Jimmy Lee: For capital markets to play a more significant role in driving focus on ESG issues, we need high-quality data that is globally comparable. This will drive greater standardisation of ESG reporting. In time, ESG reporting will be the norm rather than the exception, and maybe even mandatory, globally.
With an increasing demand for sustainable and impact investing products, “greenwashing” and “impact washing” have become potential risks. Bank Julius Baer has defined a set of concrete sustainability criteria for “sustainable” or “impact investing” investment solutions across asset classes. The methodology is closely monitored to ensure compliance with the changing regulatory environment and alignment with best practices.
We are continuously working on the implementation of regulatory technical standards and with these measures in place. We strive to provide our clients with transparency on the sustainability and impact ambition of our solutions and services to enable them to make informed choices.

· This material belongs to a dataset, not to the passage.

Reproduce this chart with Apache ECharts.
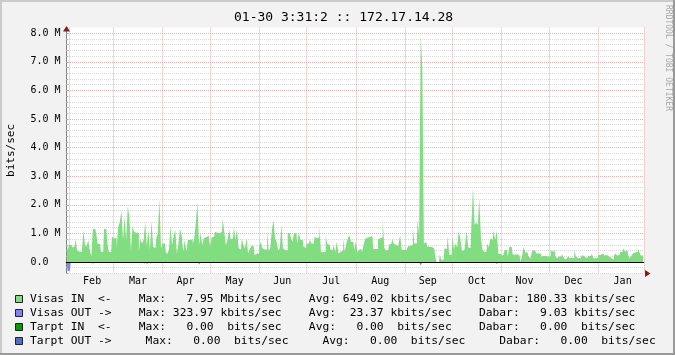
<!DOCTYPE html>
<html><head><meta charset="utf-8">
<script src="https://cdn.jsdelivr.net/npm/echarts@6/dist/echarts.min.js"></script>
<style>html,body{margin:0;padding:0;background:#F2F2F2}#c{width:675px;height:355px}</style>
</head><body><div id="c"></div><script>
// ---- data (values in Mbit/s) ----
const monthKeys = ['2013-01','2013-02','2013-03','2013-04','2013-05','2013-06','2013-07','2013-08','2013-09','2013-10','2013-11','2013-12','2014-01'];
const monthNames = ['Jan','Feb','Mar','Apr','May','Jun','Jul','Aug','Sep','Oct','Nov','Dec'];
const firstDay = 30; // graph starts 01-30
const in2013Jan = [0.71,0.42];
const inFeb = [0.6,0.6,0.51,0.55,0.83,0.4,0.36,0.36,0.42,1.09,0.6,0.53,0.77,0.44,0.19,1.15,1.15,1.02,0.63,0.63,0.36,0.36,1.15,1.15,0.71,0.36,0.34,0.88];
const inMar = [0.83,0.83,0.48,1.23,1.4,1.81,0.77,1.58,0.77,1.95,1.58,0.4,1.26,1.06,1.02,1.02,0.36,0.79,0.65,0.77,1.4,0.56,1.12,0.42,1.44,0.53,0.48,0.83,1.0,2.19,0.48];
const inApr = [0.65,0.65,0.36,0.28,0.42,1.26,0.59,0.91,1.12,0.3,0.65,1.17,0.94,0.36,0.77,0.36,0.77,0.77,0.79,0.63,0.83,1.4,2.07,0.59,1.0,0.59,0.83,0.86,0.91,0.98];
const inMay = [0.53,0.86,0.88,1.06,1.02,1.0,0.98,1.06,1.52,1.02,0.59,0.77,1.14,0.79,0.83,1.23,0.77,1.14,0.48,0.44,0.83,0.59,0.48,0.83,0.3,0.44,0.56,0.56,0.24,0.3,0.3];
const inJun = [0.56,0.71,0.48,0.44,0.44,1.12,0.4,0.48,1.12,1.47,0.83,0.71,0.4,0.48,1.3,0.48,0.42,0.4,1.02,1.0,0.83,0.71,1.0,1.0,0.65,1.02,0.77,0.77,0.53,0.5];
const inJul = [0.65,0.65,0.79,0.65,0.65,0.88,0.83,0.86,1.29,0.36,0.34,0.36,0.9,0.63,0.6,0.43,0.43,0.6,0.34,0.72,0.3,0.36,0.4,0.83,0.36,0.65,0.83,0.93,0.7,0.7,0.42];
const inAug = [0.72,0.34,0.42,0.45,0.35,0.63,0.81,0.85,0.88,0.9,0.9,0.45,0.45,0.45,0.8,0.83,0.86,1.5,0.5,0.4,0.42,0.6,0.65,0.8,0.63,0.6,0.56,0.63,0.93,0.42,0.42];
const inSep = [0.42,0.45,0.55,0.56,0.6,1.2,0.65,0.65,1.45,0.95,7.95,6.8,0.65,0.7,0.55,0.53,0.52,0.5,0.48,0.25,0,0,0.25,0.08,0.08,0.48,0.45,0.9,0.25,0.25];
const inOct = [0.87,0.45,0.65,0.51,1.08,0.83,0.4,0.4,0.59,1.08,0.51,0.48,1.3,2.6,1.3,1.38,1.29,2.23,0.83,0.44,0.36,0.36,0.65,0.51,0.83,0.77,1.12,0.77,1.09,0.28,0.28];
const inNov = [0.22,0.22,0.42,0.42,0.19,0.53,0.53,0.27,0.25,0.27,0.25,0.22,0,0.22,0.53,0.33,0.33,0.19,0.13,0.33,0.42,0.38,0.3,0.3,0.3,0.19,0.21,0.21,0.19,0.19];
const inDec = [0.19,0.44,0.36,0.4,0.21,0.13,0.19,0.19,0.28,0.19,0.09,0.13,0.21,0.13,0.16,0.13,0.42,0.19,0.13,0.15,0.19,0.24,0.19,0.13,0.13,0.21,0.21,0.3,0.13,0.13,0.15];
const in2014Jan = [0.24,0.24,0.3,0.33,0.23,0.24,0.19,0.22,0.13,0.09,0.23,0.3,0.23,0.24,0.35,0.36,0.48,0.36,0.42,0.23,0.13,0.21,0.3,0.34,0.35,0.48,0.36,0.23,0.23];
const visasInByMonth = [in2013Jan,inFeb,inMar,inApr,inMay,inJun,inJul,inAug,inSep,inOct,inNov,inDec,in2014Jan];
// Visas OUT is drawn below zero
const visasOutDates = ['2013-01-31','2013-02-01','2013-02-03','2013-02-16','2013-02-19','2013-03-08','2013-03-20','2013-03-22','2013-03-24','2013-03-30','2013-04-07','2013-04-22','2013-04-24','2013-05-28','2013-06-04','2013-06-07','2013-06-09','2013-06-14','2013-06-20','2013-06-23','2013-06-26','2013-06-29','2013-07-10','2013-07-19','2013-07-29','2013-08-07','2013-09-11','2013-10-14','2013-10-16','2013-10-17','2013-10-29'];
const visasOutVals = [-0.324,-0.3,-0.02,-0.07,-0.04,-0.02,-0.05,-0.1,-0.05,-0.02,-0.05,-0.04,-0.1,-0.02,-0.04,-0.04,-0.04,-0.04,-0.04,-0.04,-0.04,-0.04,-0.04,-0.04,-0.04,-0.04,-0.12,-0.04,-0.04,-0.04,-0.08];
const legendColors = ['#80DD80','#8080FF','#00A000','#4C6FCC'];
const legendRows = [
  'Visas IN  <-    Max:   7.95 Mbits/sec    Avg: 649.02 kbits/sec    Dabar: 180.33 kbits/sec',
  'Visas OUT ->    Max: 323.97 kbits/sec    Avg:  23.37 kbits/sec    Dabar:   9.03 kbits/sec',
  'Tarpt IN  <-    Max:   0.00  bits/sec    Avg:   0.00  bits/sec    Dabar:   0.00  bits/sec',
  'Tarpt OUT ->     Max:   0.00  bits/sec     Avg:   0.00  bits/sec     Dabar:   0.00  bits/sec'
];
const titleText = '01-30 3:31:2 :: 172.17.14.28';
const yName = 'bits/sec';
const sideText = 'RRDTOOL / TOBI OETIKER';

// ---- build ----
const categories = [], visasIn = [];
monthKeys.forEach((mk, mi) => {
  const first = mi === 0 ? firstDay : 1;
  visasInByMonth[mi].forEach((v, k) => {
    categories.push(mk + '-' + String(first + k).padStart(2, '0'));
    visasIn.push(v);
  });
});
const visasOut = categories.map(c => { const i = visasOutDates.indexOf(c); return i < 0 ? 0 : visasOutVals[i]; });

const MONO = '"DejaVu Sans Mono", monospace';
const G = {left: 66, right: 31, top: 27.5, bottom: 81.6};
const W = 675, H = 355;
const axisY = H - G.bottom;

function labelDay(v) {
  const y = +v.slice(0, 4), m = +v.slice(5, 7), d = +v.slice(8);
  const dim = new Date(y, m, 0).getDate();
  return d === (dim === 31 ? 16 : 15);
}

const chart = echarts.init(document.getElementById('c'), null, {renderer: 'canvas'});
const graphic = [
  {type:'rect', shape:{x:0,y:0,width:W,height:2}, style:{fill:'#CBCBCB'}, silent:true},
  {type:'rect', shape:{x:0,y:0,width:2,height:H}, style:{fill:'#CBCBCB'}, silent:true},
  {type:'rect', shape:{x:0,y:H-2,width:W,height:2}, style:{fill:'#999999'}, silent:true},
  {type:'rect', shape:{x:W-2,y:0,width:2,height:H}, style:{fill:'#999999'}, silent:true},
  {type:'text', x:668, y:5, rotation:-Math.PI/2, silent:true,
   style:{text:sideText, fontFamily:MONO, fontSize:8, fill:'#A8A8A8', align:'left', verticalAlign:'middle'}},
  {type:'polygon', shape:{points:[[63,31.5],[70,31.5],[66.5,26]]}, style:{fill:'#8B1A1A'}, silent:true, z:100},
  {type:'polygon', shape:{points:[[645,axisY-3.5],[645,axisY+3.5],[650.5,axisY]]}, style:{fill:'#8B1A1A'}, silent:true, z:100}
];
const rowY = [299, 313, 327, 341];
legendRows.forEach((t, i) => {
  graphic.push({type:'rect', shape:{x:15.5, y:rowY[i]-3.5, width:7, height:7},
    style:{fill:legendColors[i], stroke:'#222', lineWidth:1}, silent:true});
  graphic.push({type:'text', x:30, y:rowY[i], silent:true,
    style:{text:t, fontFamily:MONO, fontSize:11.3, fill:'#000', align:'left', verticalAlign:'middle'}});
});

chart.setOption({
  animation: false,
  backgroundColor: '#F2F2F2',
  title: {text: titleText, left: 229, top: 6,
    textStyle: {fontFamily: MONO, fontSize: 13, fontWeight: 'normal', color: '#000'}},
  grid: {left: G.left, right: G.right, top: G.top, bottom: G.bottom, show: true,
    backgroundColor: '#FFFFFF', borderWidth: 0, containLabel: false, outerBoundsMode: 'none'},
  xAxis: {
    type: 'category', data: categories, boundaryGap: true,
    axisLine: {show: true, lineStyle: {color: '#808080', width: 1}},
    axisTick: {show: false},
    axisLabel: {interval: (i, v) => labelDay(v), formatter: v => monthNames[+v.slice(5, 7) - 1],
      fontFamily: MONO, fontSize: 10, color: '#000', margin: 3.5},
    splitLine: {show: true, interval: (i, v) => v.slice(8) === '01',
      lineStyle: {color: '#E8B0B0', type: [1, 1], width: 1}}
  },
  yAxis: {
    type: 'value', min: -0.4, max: 8.2, interval: 0.2,
    name: yName, nameLocation: 'middle', nameGap: 49, nameRotate: 90,
    nameTextStyle: {fontFamily: MONO, fontSize: 11, color: '#000'},
    axisLine: {show: true, lineStyle: {color: '#808080', width: 1}},
    axisTick: {show: true, inside: true, length: 2, lineStyle: {color: '#B0B0B0'}},
    axisLabel: {
      formatter: v => { const r = Math.round(v); if (Math.abs(v - r) > 1e-6 || r < 0) return ''; return r === 0 ? '0.0' : r.toFixed(1) + ' M'; },
      align: 'left', margin: 35.5, fontFamily: MONO, fontSize: 10, color: '#000'
    },
    splitLine: {show: true, showMaxLine: false,
      lineStyle: {color: ['#DADADA', '#DADADA', '#E8B0B0', '#DADADA', '#DADADA'], type: [1, 1], width: 1}}
  },
  series: [
    {name: 'Visas IN', type: 'line', data: visasIn, step: 'middle', symbol: 'none', silent: true,
     lineStyle: {width: 0, opacity: 0}, areaStyle: {color: legendColors[0], opacity: 1}},
    {name: 'Visas OUT', type: 'line', data: visasOut, step: 'middle', symbol: 'none', silent: true,
     lineStyle: {width: 0, opacity: 0}, areaStyle: {color: legendColors[1], opacity: 1},
     markLine: {silent: true, symbol: 'none', label: {show: false}, animation: false,
       lineStyle: {color: '#000', type: 'solid', width: 1}, data: [{yAxis: 0}]}}
  ],
  graphic: graphic
});
</script></body></html>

Tee: With time, the ESG conversation has become less about reducing risk and more about finding the right opportunities for investing in the future we would like to see. Private clients are increasingly interested in solutions to climate change, sustainable agriculture, responsible consumption and circular economy.
Investing in ESG is also about no longer investing in silos. We have moved from investing in ESG, despite lower returns, to recognising that investors do not need to sacrifice returns to invest sustainably or responsibly. Now, we are beginning to appreciate the changing performance dynamics mainly around a few areas, such as how ESG investing offers downside protection, and how financial performance due to ESG improves over longer time horizons.
We should also highlight that sustainable and responsible investing is not just about negative screening. ESG integration as an investment strategy performed better than negative screening approaches. It is also not just disclosing without strategy – ESG disclosure without an accompanying strategy does not drive financial performance.